Vor allem jüngere Konsumenten verzichten vermehrt auf einen klassischen Internetanschluss und surfen in den eigenen vier Wänden via Mobilfunk-Hotspot. Ist es nicht offensichtlich, dass dieser Trend die SUISSEDIGITAL-Mitglieder hart treffen wird?

Antwort:
Nein. Zwar ist unbestritten, dass heute zu Hause sehr viel kabellos gesurft wird. Die Frage ist jedoch, welcher Zugangspunkt dazu genutzt wird.
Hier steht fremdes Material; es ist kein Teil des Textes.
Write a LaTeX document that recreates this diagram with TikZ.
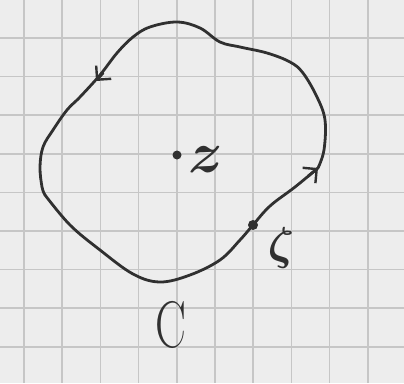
\documentclass[tikz,border=0pt]{standalone}
\usetikzlibrary{arrows.meta}
\definecolor{paper}{RGB}{237,237,237}
\definecolor{gridc}{RGB}{198,198,198}
\definecolor{ink}{RGB}{48,48,48}
\begin{document}
\begin{tikzpicture}[x=1pt,y=-1pt,
  curve/.style={draw=ink,line width=2.8pt,line cap=round,line join=round},
  gridline/.style={draw=gridc,line width=1.6pt},
  tipped/.style={-{Straight Barb[length=10pt,width=20pt,line width=2.4pt]}},
  dotc/.style={circle,fill=ink,inner sep=0pt,minimum size=#1},
  lab/.style={text=ink,inner sep=0pt}]
\fill[paper] (0,0) rectangle (404,383);
\useasboundingbox (0,0) rectangle (404,383);
\foreach \i in {0,...,9} \draw[gridline] ({24+38.2*\i},0) -- ({24+38.2*\i},383);
\foreach \j in {0,...,8} \draw[gridline] (0,{38+38.6*\j}) -- (404,{38+38.6*\j});
% contour C
\draw[curve] plot[smooth, tension=0.6] coordinates {(45,195) (70,225) (100,250) (133,274) (160,282) (190,275) (220,260) (240,240) (253,225) (270,206) (295,187) (318,168)};
\draw[curve] plot[smooth, tension=0.6] coordinates {(318,168) (324,150) (325,120) (317,97) (303,73) (290,62) (267,53) (240,47) (220,42) (200,28) (177,22) (150,27) (133,37) (117,53) (100,75) (80,97) (67,110) (53,130) (43,147) (40,167) (42,187) (45,195)};
% arrowheads
\coordinate (ra) at (308,176.3);
\coordinate (rb) at (318,168);
\coordinate (la) at (103,73);
\coordinate (lb) at (96,81);
\draw[curve,tipped] (ra) -- (rb);
\draw[curve,tipped] (la) -- (lb);
% points
\node[dotc=9pt] (zdot) at (177,155) {};
\node[dotc=10pt] (zetadot) at (253,225) {};
% labels
\node[lab] (zlab) at (206,160) {\scalebox{5.8}{\boldmath$z$}};
\node[lab] (zetalab) at (281,248) {\scalebox{4.6}{\boldmath$\zeta$}};
\node[lab] (clab) at (171,325) {\scalebox{0.7}[1]{\fontsize{66}{66}\selectfont C}};
\end{tikzpicture}
\end{document}
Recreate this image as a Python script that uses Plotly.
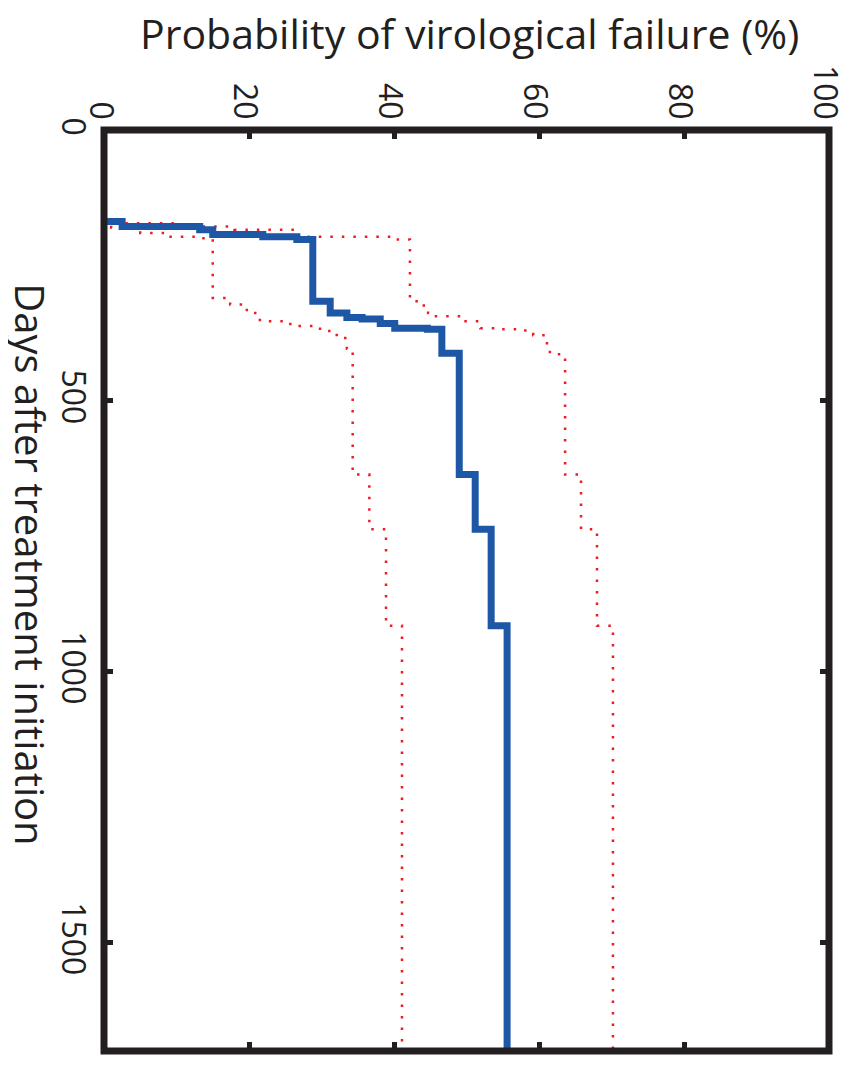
import plotly.graph_objects as go

# Kaplan-Meier estimate (blue) and confidence bounds (red dotted)
blue_days = [169, 169, 178, 184, 193, 197, 202, 316, 338, 346, 349, 357, 366, 368, 412, 636, 737, 915, 1700]
blue_prob = [0, 2.5, 13.2, 15, 21.9, 26.6, 28.8, 31.2, 33.5, 35.6, 38.1, 40.1, 44.6, 46.6, 49.0, 51.2, 53.4, 55.6, 55.6]

upper_days = [169, 172, 178, 184, 197, 202, 316, 324, 338, 344, 353, 366, 368, 370, 379, 399, 414, 636, 737, 915, 1700]
upper_prob = [0, 10, 18, 26.6, 39.9, 42.2, 43.6, 44.7, 45.4, 49.5, 51.9, 54.2, 57.4, 59.2, 61.1, 61.5, 63.6, 65.8, 68.0, 70.2, 70.2]

lower_days = [169, 172, 180, 190, 197, 200, 310, 322, 338, 353, 362, 371, 384, 404, 636, 737, 915, 1700]
lower_prob = [0, 1, 5, 9, 13, 15, 17.4, 19.7, 21.5, 25.7, 29.8, 32.1, 33.5, 34.3, 36.6, 38.9, 41.1, 41.1]

prob_ticks = [0, 20, 40, 60, 80, 100]
day_ticks = [0, 500, 1000, 1500]

RED = "#ed1c24"
BLUE = "#1f57a7"
BLACK = "#231f20"
FONT = "Open Sans"

# the page body has an 8px default margin, so the figure is sized/offset to compensate
OFF = 8
W, H = 850 - OFF, 1067 - OFF
ML, MR, MT, MB = 104 - OFF, 21, 129.5 - OFF, 16
plot_h = H - MT - MB
plot_w = W - ML - MR


def px_x(px):
    return (px - OFF - ML) / plot_w


def px_y(py):
    return 1 - (py - OFF - MT) / plot_h


fig = go.Figure()
for d, p in [(upper_days, upper_prob), (lower_days, lower_prob)]:
    fig.add_trace(go.Scatter(x=p, y=d, mode="lines", line_shape="vh",
                             line=dict(color=RED, width=2.5, dash="2.5px,9px"),
                             showlegend=False, hoverinfo="skip"))
fig.add_trace(go.Scatter(x=blue_prob, y=blue_days, mode="lines", line_shape="vh",
                         line=dict(color=BLUE, width=7),
                         showlegend=False, hoverinfo="skip"))

axis_common = dict(showgrid=False, zeroline=False, showline=False, automargin=False,
                   mirror="allticks", ticks="inside", ticklen=9,
                   tickwidth=5, tickcolor=BLACK, showticklabels=False)

annotations = [
    dict(text="Probability of virological failure (%)", showarrow=False,
         xref="paper", yref="paper", x=px_x(469), y=px_y(32),
         xanchor="center", yanchor="middle", borderpad=0,
         font=dict(family=FONT, size=41, color=BLACK)),
    dict(text="Days after treatment initiation", textangle=90, showarrow=False,
         xref="paper", yref="paper", x=px_x(31), y=px_y(564),
         xanchor="center", yanchor="middle", borderpad=0,
         font=dict(family=FONT, size=40, color=BLACK)),
]
# tick labels (rotated like the reference)
for v in prob_ticks:
    annotations.append(dict(text=str(v), textangle=90, showarrow=False,
                            xref="x", yref="paper", x=v, y=px_y(120),
                            xanchor="center", yanchor="bottom", xshift=-2, borderpad=0,
                            font=dict(family=FONT, size=32, color=BLACK)))
for v in day_ticks:
    annotations.append(dict(text=str(v), textangle=90, showarrow=False,
                            xref="paper", yref="y", x=px_x(74.5), y=v,
                            xanchor="center", yanchor="middle", yshift=4, borderpad=0,
                            font=dict(family=FONT, size=32, color=BLACK)))

fig.update_layout(
    width=W, height=H,
    paper_bgcolor="white", plot_bgcolor="white",
    margin=dict(l=ML, r=MR, t=MT, b=MB),
    xaxis=dict(range=[0, 100], side="top", tickvals=prob_ticks, **axis_common),
    yaxis=dict(range=[1700, 0], tickvals=day_ticks, **axis_common),
    shapes=[dict(type="rect", xref="paper", yref="paper", x0=0, x1=1, y0=0, y1=1,
                 line=dict(color=BLACK, width=7), fillcolor="rgba(0,0,0,0)", layer="above")],
    annotations=annotations,
)

fig.write_html("out.html")
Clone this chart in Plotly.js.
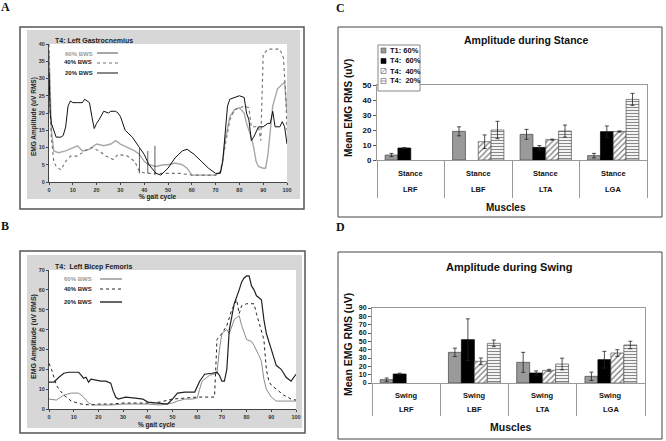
<!DOCTYPE html>
<html>
<head>
<meta charset="utf-8">
<script src="https://cdn.plot.ly/plotly-3.0.1.min.js"></script>
<style>html,body{margin:0;padding:0;background:#fff}#chart{width:666px;height:441px}</style>
</head>
<body>
<div id="chart"></div>
<script>
// ---------- Panel A: Left Gastrocnemius (uV RMS vs % gait cycle) ----------
const gaBws60x = [0,0.5,1,2,4,7,10,12,14,17,20,23,26,28,30,33,36,38,40,42,45,48,50,53,56,58,60,65,70,72,73,74,76,78,80,82,83,84,85,86,87,88,90,91,92,93,94,96,98,99,100];
const gaBws60y = [38,25,15,9,8.5,9,10,10.5,9,9.5,11,10.5,11,12,11,10,9,8,6,5,4.5,5,5,5.5,5,4,2,2,2,3,6,12,19,21,21.5,20,17,15,13,10,6,4.5,4,4,8,15,22,27,28.5,29,20];
const gaBws40x = [0,0.5,1,2,3,5,7,9,12,15,18,21,24,27,29,33,36,38,41,45,50,55,60,65,70,72,74,76,78,80,82,84,85,87,88,89,89.5,90,92,95,97,98.5,99.5,100];
const gaBws40y = [40,20,13,6,4.5,3.5,6,7.5,7.5,9,10,9,7.5,6.5,8,7.5,6,3,2.5,2.5,2.5,2.5,2,2,2,3,10,18,21,21.5,22,21.5,16,16,16,12,25,37,38.5,38.5,38.5,36,25,15];
const gaBws20x = [0,0.5,1,3,5,6,7,8,9,10,12,14,15,16,17,18,19,20,21,23,25,26,28,29,30,32,35,38,40,42,45,47,50,53,56,58,61,64,67,70,72,73,74,75,76,80,82,83,84,85,86,88,90,92,93,94,95,97,98,99,100];
const gaBws20y = [32,20,17,13,13,13.5,16,22,23.5,23,23,23,24,23.5,23,19,15.5,17,18,20.5,20,20.5,20.5,20,19,15,13,10,8,5,2.5,2,4,7,9,9.5,8,6,4,2.5,2.5,6,15,22,24,25,24.5,20,18,12,13,16,16,17,17,20.5,16,16,17.5,16,11];
const gaMarkX = [38, 41.5, 44.5];
const gaMarkLow = [2.5, 2.5, 2];
const gaMarkHigh = [10, 9, 10.5];

// ---------- Panel B: Left Bicep Femoris ----------
const bfBws60x = [0,3,6,9,12,14,16,18,25,30,35,40,45,50,52,55,58,60,61,62,65,67,68,69,70,72,73,75,77,78,80,82,83,85,86,87,88,90,92,95,100];
const bfBws60y = [5,4.5,7,8,8,6,3,2,2,2.5,2.5,2.5,2,3,4,5,5,5.5,10,14,17,17.5,18,30,38,40,38,45,47,42,35,34,32,27,24,15,10,6,4,4,4];
const bfBws40x = [0,1,3,4,6,9,13,17,20,25,30,35,40,45,50,55,60,65,67,67.5,68,70,72,74,76,77,78,80,83,84,86,87,88,89,90,92,95,98,100];
const bfBws40y = [23,20,12,10,7,4,2.5,2,2.5,2.5,3,3,3,3.5,5,5.5,6,6,6,20,35,38,42,50,55,48,52,53,53,48,40,35,20,14,12,10,7,5,4.5];
const bfBws20x = [0,2,4,6,8,10,12,13,14,15,16,17,19,21,23,25,26,27,28,31,35,38,40,45,48,50,52,55,59,61,63,66,68,69,70,71,72,73,75,77,78,79,80,81,82,83,84,85,86,87,88,90,92,94,96,97,98,100];
const bfBws20y = [13.5,13.5,16,18,18.5,18.5,18.5,17,15.5,16,13.5,15,14.5,14,14,13,9,6,5,6,5.5,5,3.5,3,2.5,5,8,8.5,8.5,14,17.5,18,18.5,17,14,14,20,40,53,60,64,66,67,67,62,60,57,56,55,45,38,30,22,20,16,15,14,17.5];

// ---------- Panels C and D: mean EMG RMS (uV) ----------
const muscles = ['LRF', 'LBF', 'LTA', 'LGA'];
const stanceLabels = ['Stance', 'Stance', 'Stance', 'Stance'];
const swingLabels = ['Swing', 'Swing', 'Swing', 'Swing'];
const groupNames = ['T1: 60%', 'T4:  60%', 'T4:  40%', 'T4:  20%'];

const stanceT1p60 = [3.3, 19.1, 17.1, 2.9];
const stanceT1p60Err = [1.1, 3, 3.3, 1.5];
const stanceT4p60 = [8, null, 8.4, 18.9];
const stanceT4p60Err = [0.3, 0, 1.2, 3.8];
const stanceT4p40 = [null, 12.2, 13.6, 19];
const stanceT4p40Err = [0, 4.5, 0.3, 0.4];
const stanceT4p20 = [null, 20, 19.3, 40.4];
const stanceT4p20Err = [0, 5.8, 4, 4];

const swingT1p60 = [4, 36.8, 24.8, 8];
const swingT1p60Err = [2, 5, 12, 5];
const swingT4p60 = [10.8, 52, 12, 28];
const swingT4p60Err = [1, 25, 2.5, 10];
const swingT4p40 = [null, 26, 15.2, 36];
const swingT4p40Err = [0, 4, 1.2, 4];
const swingT4p20 = [null, 47.6, 22.8, 45.6];
const swingT4p20Err = [0, 4, 7, 4.5];

// ---------- helpers ----------
const W = 666, H = 441;
const fx = p => p / W;
const fy = p => 1 - p / H;
const SANS = 'Liberation Sans, Arial, sans-serif';
const SERIF = 'Liberation Serif, Times New Roman, serif';

const traces = [];
function line(x, y, xa, ya, color, width, dash) {
  traces.push({type: 'scatter', mode: 'lines', x: x, y: y, xaxis: xa, yaxis: ya,
    line: {color: color, width: width, dash: dash || 'solid'}, showlegend: false, hoverinfo: 'skip'});
}
line(gaBws60x, gaBws60y, 'x', 'y', '#a8a8a8', 1.4);
line(gaBws40x, gaBws40y, 'x', 'y', '#707070', 1.1, 'dot');
line(gaBws20x, gaBws20y, 'x', 'y', '#111111', 1);
(function () {
  const mx = [], my = [];
  for (let i = 0; i < gaMarkX.length; i++) {
    mx.push(gaMarkX[i], gaMarkX[i], null);
    my.push(gaMarkLow[i], gaMarkHigh[i], null);
  }
  line(mx, my, 'x', 'y', '#333', 0.8);
})();

line(bfBws60x, bfBws60y, 'x2', 'y2', '#8a8a8a', 1);
line(bfBws40x, bfBws40y, 'x2', 'y2', '#222222', 1, 'dot');
line(bfBws20x, bfBws20y, 'x2', 'y2', '#222222', 1.2);

const barStyles = [
  {color: '#9a9a9a', line: {color: '#444', width: 0.7}},
  {color: '#000000', line: {color: '#000', width: 0.7}},
  {color: '#ffffff', line: {color: '#555', width: 0.7},
   pattern: {shape: '/', fgcolor: '#777', bgcolor: '#fff', size: 4, solidity: 0.3}},
  {color: '#ffffff', line: {color: '#555', width: 0.7},
   pattern: {shape: '-', fgcolor: '#888', bgcolor: '#fff', size: 3, solidity: 0.4}}
];
function bars(vals, errs, xa, ya) {
  for (let i = 0; i < vals.length; i++) {
    traces.push({type: 'bar', x: muscles, y: vals[i], xaxis: xa, yaxis: ya,
      name: groupNames[i], marker: barStyles[i], showlegend: false, hoverinfo: 'skip',
      error_y: {type: 'data', array: errs[i], visible: true, color: '#222', thickness: 0.8, width: 2}});
  }
}
bars([stanceT1p60, stanceT4p60, stanceT4p40, stanceT4p20],
  [stanceT1p60Err, stanceT4p60Err, stanceT4p40Err, stanceT4p20Err], 'x3', 'y3');
bars([swingT1p60, swingT4p60, swingT4p40, swingT4p20],
  [swingT1p60Err, swingT4p60Err, swingT4p40Err, swingT4p20Err], 'x4', 'y4');

// ---------- axes ----------
const lineAxis = (dom, rng, dt, anchor) => ({
  domain: dom, range: rng, dtick: dt, tick0: 0, anchor: anchor, ticks: 'outside', ticklen: 2,
  tickcolor: '#444', showline: true, linecolor: '#444', linewidth: 1, showgrid: false, zeroline: false,
  tickfont: {family: SANS, size: 5.5, color: '#333', weight: 'bold'}, fixedrange: true
});
const catAxis = (dom, anchor, len) => ({
  type: 'category', domain: dom, anchor: anchor, range: [-0.5, 3.5], showline: true, linecolor: '#999',
  linewidth: 1, mirror: true, tickson: 'boundaries', ticks: 'outside', ticklen: len, tickcolor: '#999',
  tickwidth: 1, showticklabels: false, showgrid: false, fixedrange: true
});
const valAxis = (dom, rng, anchor, fs) => ({
  domain: dom, range: rng, dtick: 10, anchor: anchor, ticks: 'outside', ticklen: 3, tickcolor: '#555',
  showline: true, linecolor: '#999', linewidth: 1, mirror: true, showgrid: false, zeroline: false,
  tickfont: {family: SANS, size: fs, color: '#111', weight: 'bold'}, fixedrange: true
});

// ---------- shapes (panel frames, legends) ----------
const shapes = [];
function rect(x0, y0, x1, y1, fill, lc, lw, layer) {
  shapes.push({type: 'rect', xref: 'paper', yref: 'paper', x0: fx(x0), y0: fy(y1), x1: fx(x1), y1: fy(y0),
    fillcolor: fill, line: {color: lc || 'rgba(0,0,0,0)', width: lw || 0}, layer: layer || 'below'});
}
function seg(x0, y0, x1, y1, color, width, dash) {
  shapes.push({type: 'line', xref: 'paper', yref: 'paper', x0: fx(x0), y0: fy(y0), x1: fx(x1), y1: fy(y1),
    line: {color: color, width: width, dash: dash || 'solid'}, layer: 'above'});
}
rect(20, 27, 304, 209, '#fff', '#555', 1.5);
rect(27, 30, 300, 199, '#d7d7d7');
rect(49, 44, 287, 182, '#fff');
rect(20, 251, 305, 433, '#fff', '#555', 1.5);
rect(27, 255, 302, 428, '#d7d7d7');
rect(49, 270, 296, 409, '#fff');
rect(338, 27, 662, 217, '#fff', '#444', 1);
rect(338, 252, 662, 439, '#fff', '#444', 1);

// line-chart legends
seg(97, 53, 118, 53, '#a8a8a8', 2);
seg(97, 63, 118, 63, '#707070', 1.1, 'dot');
seg(97, 73, 118, 73, '#111', 1);
seg(100, 279, 122, 279, '#666', 1);
seg(100, 289, 122, 289, '#222', 1, 'dot');
seg(100, 302, 122, 302, '#666', 2);

// bar legend (panel C)
rect(378, 45, 420, 91, '#fff', '#888', 1, 'above');
const legRows = [50.5, 61, 71, 81];
rect(381, legRows[0] - 2.5, 386, legRows[0] + 2.5, '#9a9a9a', '#555', 0.6, 'above');
rect(381, legRows[1] - 2.5, 386, legRows[1] + 2.5, '#000', '#000', 0.6, 'above');
rect(381, legRows[2] - 2.5, 386, legRows[2] + 2.5, '#fff', '#555', 0.6, 'above');
seg(381.5, legRows[2] + 2, 385.5, legRows[2] - 2, '#777', 0.8);
rect(381, legRows[3] - 2.5, 386, legRows[3] + 2.5, '#fff', '#555', 0.6, 'above');
seg(381, legRows[3], 386, legRows[3], '#777', 0.8);

// ---------- annotations ----------
const ann = [];
function txt(t, x, y, size, opts) {
  opts = opts || {};
  ann.push({text: t, xref: 'paper', yref: 'paper', x: fx(x), y: fy(y), showarrow: false,
    xanchor: opts.xa || 'center', yanchor: 'middle', textangle: opts.angle || 0,
    font: {family: opts.family || SANS, size: size, color: opts.color || '#111', weight: opts.weight || 'bold'}});
}
function catLabel(t, cat, xa, y, size) {
  ann.push({text: t, xref: xa, yref: 'paper', x: cat, y: fy(y), showarrow: false,
    xanchor: 'center', yanchor: 'middle',
    font: {family: SANS, size: size, color: '#111', weight: 'bold'}});
}
txt('A', 5.5, 7, 12, {family: SERIF});
txt('B', 5, 225.5, 12, {family: SERIF});
txt('C', 340, 8, 12, {family: SERIF});
txt('D', 340, 226.5, 12, {family: SERIF});

txt('T4: Left Gastrocnemius', 53, 41, 7, {xa: 'left', color: '#222'});
txt('60% BWS', 62.5, 54, 6, {xa: 'left', color: '#999'});
txt('40% BWS', 61.5, 62.5, 6, {xa: 'left', color: '#222'});
txt('20% BWS', 62.5, 73.5, 6, {xa: 'left', color: '#222'});
txt('% gait cycle', 158, 197, 6.5, {color: '#222'});
txt('EMG Amplitude (uV RMS)', 34, 117, 6.5, {angle: -90, color: '#222'});

txt('T4:  Left Bicep Femoris', 53, 267, 7, {xa: 'left', color: '#222'});
txt('60% BWS', 62, 278.5, 6, {xa: 'left', color: '#999'});
txt('40% BWS', 62, 288.5, 6, {xa: 'left', color: '#222'});
txt('20% BWS', 62, 301.5, 6, {xa: 'left', color: '#222'});
txt('% gait cycle', 157, 425, 6.5, {color: '#222'});
txt('EMG Amplitude (uV RMS)', 34, 337, 7, {angle: -90, color: '#222'});

txt('Amplitude during Stance', 526, 40, 10.5);
txt('Mean EMG RMS (uV)', 348, 108, 10, {angle: -90});
txt('Muscles', 506, 207, 10);
for (let i = 0; i < groupNames.length; i++) txt(groupNames[i], 388, legRows[i], 7.5, {xa: 'left'});
for (let i = 0; i < muscles.length; i++) {
  catLabel(stanceLabels[i], muscles[i], 'x3', 173, 7.5);
  catLabel(muscles[i], muscles[i], 'x3', 190, 7.5);
  catLabel(swingLabels[i], muscles[i], 'x4', 395, 7.5);
  catLabel(muscles[i], muscles[i], 'x4', 409, 7.5);
}

txt('Amplitude during Swing', 510, 267, 11);
txt('Mean EMG RMS (uV)', 348, 345, 10.5, {angle: -90});
txt('Muscles', 511, 427, 10.5);

const layout = {
  width: W, height: H, autosize: false,
  margin: {l: 0, r: 0, t: 0, b: 0, pad: 0},
  paper_bgcolor: '#fff', plot_bgcolor: 'rgba(0,0,0,0)',
  showlegend: false, barmode: 'group', bargap: 0.24, bargroupgap: 0,
  xaxis: lineAxis([fx(49), fx(287)], [0, 100], 10, 'y'),
  yaxis: lineAxis([fy(182), fy(44)], [0, 40], 5, 'x'),
  xaxis2: lineAxis([fx(49), fx(296)], [0, 100], 10, 'y2'),
  yaxis2: lineAxis([fy(409), fy(270)], [0, 70], 10, 'x2'),
  xaxis3: catAxis([fx(377), fx(647)], 'y3', 37),
  yaxis3: valAxis([fy(160), fy(85)], [0, 50], 'x3', 8),
  xaxis4: catAxis([fx(372), fx(645)], 'y4', 32),
  yaxis4: valAxis([fy(383), fy(308)], [0, 90], 'x4', 7),
  shapes: shapes, annotations: ann
};

Plotly.newPlot('chart', traces, layout, {staticPlot: true, displayModeBar: false});
</script>
</body>
</html>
Wenn es um Anwendungen mit hohen Anforderungen an Leistung, Geschwindigkeit und Stabilität geht – wie z.B. beim kompetitiven Online-Gaming, 4K-Video-Streaming und Cloud-Lösungen – ist ein Zugangspunkt auf der Basis eines Festnetzes einem Mobilfunk-Hotspot überlegen. Der Grund: Mauern und Wände stellen für Mobilfunksignale Hindernisse dar, die zu Störungen und einer Leistungsreduktion führen können. Zu einem modernen Haushalt wird deshalb auch in Zukunft ein leistungsfähiger Festnetzinternetanschluss gehören. Gerade Jugendliche, die oft eine Affinität zu Online-Games haben, überlegen es sich wohl sehr genau, ob sie auf einen Festnetzinternetanschluss verzichten wollen. Es darf deshalb bezweifelt werden, dass es immer mehr Haushalte gibt, die auf Festnetzinternet verzichten. Festnetzinternet gehört zu einem modernen Haushalt wie ein Strom und Wasseranschluss. Dies wird auch in Zukunft so sein.


11. Frage:

China hat mit seinen 1,3 Mrd. Einwohnern drei Mobilfunkanbieter. Die Schweiz hat ebenfalls drei Mobilfunkanbieter. Noch fragmentierter ist das Bild bei den Internet Service Providern und Kabelnetzbetreibern. Müsste es nicht zu einer massiven Konsolidierung kommen?

Antwort:
Die Schweiz ist in Bezug auf die Erschliessung mit Telekommunikationsinfrastrukturen Weltklasse. Dazu hat die fragmentierte und föderalistische Struktur der Kabelnetzbranche schon immer beigetragen. Dass sich die Konsolidierung fortsetzt, ist zwar aufgrund der global tätigen Over-the-Top-Anbieter wie Netflix, Amazon, YouTube, Facebook etc. absehbar. Gleichzeitig ist es eine Tatsache, dass es auch für kleinere Kabelnetzbetreiber mit einer klaren Kooperationsstrategie, einer guten lokalen Verankerung und einem hervorragenden Kundendienst in unserer föderalen, mehrsprachigen Schweiz Nischen gibt und auch in Zukunft geben wird. Viele SUISSEDIGITAL-Mitglieder besetzen erfolgreich solche Nischen, was angesichts der grossen Konkurrenz eine hervorragende Leistung ist.